Objective. Go through the data below and copy it exactly, skipping every picture.

Stored data.
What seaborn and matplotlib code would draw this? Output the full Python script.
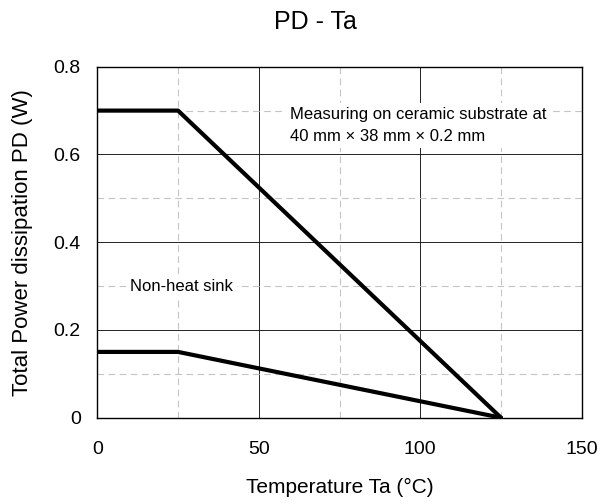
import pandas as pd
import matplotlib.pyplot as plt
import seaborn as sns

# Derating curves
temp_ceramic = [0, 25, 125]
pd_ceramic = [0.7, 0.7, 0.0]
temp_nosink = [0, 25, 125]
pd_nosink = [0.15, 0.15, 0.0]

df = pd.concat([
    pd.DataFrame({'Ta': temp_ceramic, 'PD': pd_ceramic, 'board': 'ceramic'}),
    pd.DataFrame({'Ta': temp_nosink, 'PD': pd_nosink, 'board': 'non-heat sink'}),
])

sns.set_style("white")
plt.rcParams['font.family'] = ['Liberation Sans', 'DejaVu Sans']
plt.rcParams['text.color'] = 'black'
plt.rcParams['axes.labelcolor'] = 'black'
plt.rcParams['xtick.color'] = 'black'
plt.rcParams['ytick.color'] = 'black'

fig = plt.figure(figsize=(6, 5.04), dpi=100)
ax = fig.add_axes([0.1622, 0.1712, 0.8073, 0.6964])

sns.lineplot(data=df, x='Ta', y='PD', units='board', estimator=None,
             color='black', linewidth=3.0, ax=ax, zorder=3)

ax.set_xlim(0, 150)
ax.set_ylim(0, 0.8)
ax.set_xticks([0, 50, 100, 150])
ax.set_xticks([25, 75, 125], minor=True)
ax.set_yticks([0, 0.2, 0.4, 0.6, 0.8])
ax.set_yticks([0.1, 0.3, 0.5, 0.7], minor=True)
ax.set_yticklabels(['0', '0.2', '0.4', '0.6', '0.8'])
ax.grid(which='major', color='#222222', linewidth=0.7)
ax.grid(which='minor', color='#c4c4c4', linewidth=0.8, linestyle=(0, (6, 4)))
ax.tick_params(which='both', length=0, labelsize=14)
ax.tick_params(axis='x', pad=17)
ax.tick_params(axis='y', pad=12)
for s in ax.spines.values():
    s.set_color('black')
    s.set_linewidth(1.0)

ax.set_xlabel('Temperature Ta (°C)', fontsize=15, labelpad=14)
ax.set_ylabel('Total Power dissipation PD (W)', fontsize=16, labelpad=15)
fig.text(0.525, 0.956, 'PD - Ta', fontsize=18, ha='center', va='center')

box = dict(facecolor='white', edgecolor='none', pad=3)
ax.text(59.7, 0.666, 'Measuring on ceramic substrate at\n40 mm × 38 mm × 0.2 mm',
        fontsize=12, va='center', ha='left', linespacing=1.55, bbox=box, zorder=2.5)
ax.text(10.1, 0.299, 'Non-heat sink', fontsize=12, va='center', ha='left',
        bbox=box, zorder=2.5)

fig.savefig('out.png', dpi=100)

Result.
What seaborn and matplotlib code would draw this? Output the full Python script.
import pandas as pd
import matplotlib.pyplot as plt
import seaborn as sns

# Derating curves
temp_ceramic = [0, 25, 125]
pd_ceramic = [0.7, 0.7, 0.0]
temp_nosink = [0, 25, 125]
pd_nosink = [0.15, 0.15, 0.0]

df = pd.concat([
    pd.DataFrame({'Ta': temp_ceramic, 'PD': pd_ceramic, 'board': 'ceramic'}),
    pd.DataFrame({'Ta': temp_nosink, 'PD': pd_nosink, 'board': 'non-heat sink'}),
])

sns.set_style("white")
plt.rcParams['font.family'] = ['Liberation Sans', 'DejaVu Sans']
plt.rcParams['text.color'] = 'black'
plt.rcParams['axes.labelcolor'] = 'black'
plt.rcParams['xtick.color'] = 'black'
plt.rcParams['ytick.color'] = 'black'

fig = plt.figure(figsize=(6, 5.04), dpi=100)
ax = fig.add_axes([0.1622, 0.1712, 0.8073, 0.6964])

sns.lineplot(data=df, x='Ta', y='PD', units='board', estimator=None,
             color='black', linewidth=3.0, ax=ax, zorder=3)

ax.set_xlim(0, 150)
ax.set_ylim(0, 0.8)
ax.set_xticks([0, 50, 100, 150])
ax.set_xticks([25, 75, 125], minor=True)
ax.set_yticks([0, 0.2, 0.4, 0.6, 0.8])
ax.set_yticks([0.1, 0.3, 0.5, 0.7], minor=True)
ax.set_yticklabels(['0', '0.2', '0.4', '0.6', '0.8'])
ax.grid(which='major', color='#222222', linewidth=0.7)
ax.grid(which='minor', color='#c4c4c4', linewidth=0.8, linestyle=(0, (6, 4)))
ax.tick_params(which='both', length=0, labelsize=14)
ax.tick_params(axis='x', pad=17)
ax.tick_params(axis='y', pad=12)
for s in ax.spines.values():
    s.set_color('black')
    s.set_linewidth(1.0)

ax.set_xlabel('Temperature Ta (°C)', fontsize=15, labelpad=14)
ax.set_ylabel('Total Power dissipation PD (W)', fontsize=16, labelpad=15)
fig.text(0.525, 0.956, 'PD - Ta', fontsize=18, ha='center', va='center')

box = dict(facecolor='white', edgecolor='none', pad=3)
ax.text(59.7, 0.666, 'Measuring on ceramic substrate at\n40 mm × 38 mm × 0.2 mm',
        fontsize=12, va='center', ha='left', linespacing=1.55, bbox=box, zorder=2.5)
ax.text(10.1, 0.299, 'Non-heat sink', fontsize=12, va='center', ha='left',
        bbox=box, zorder=2.5)

fig.savefig('out.png', dpi=100)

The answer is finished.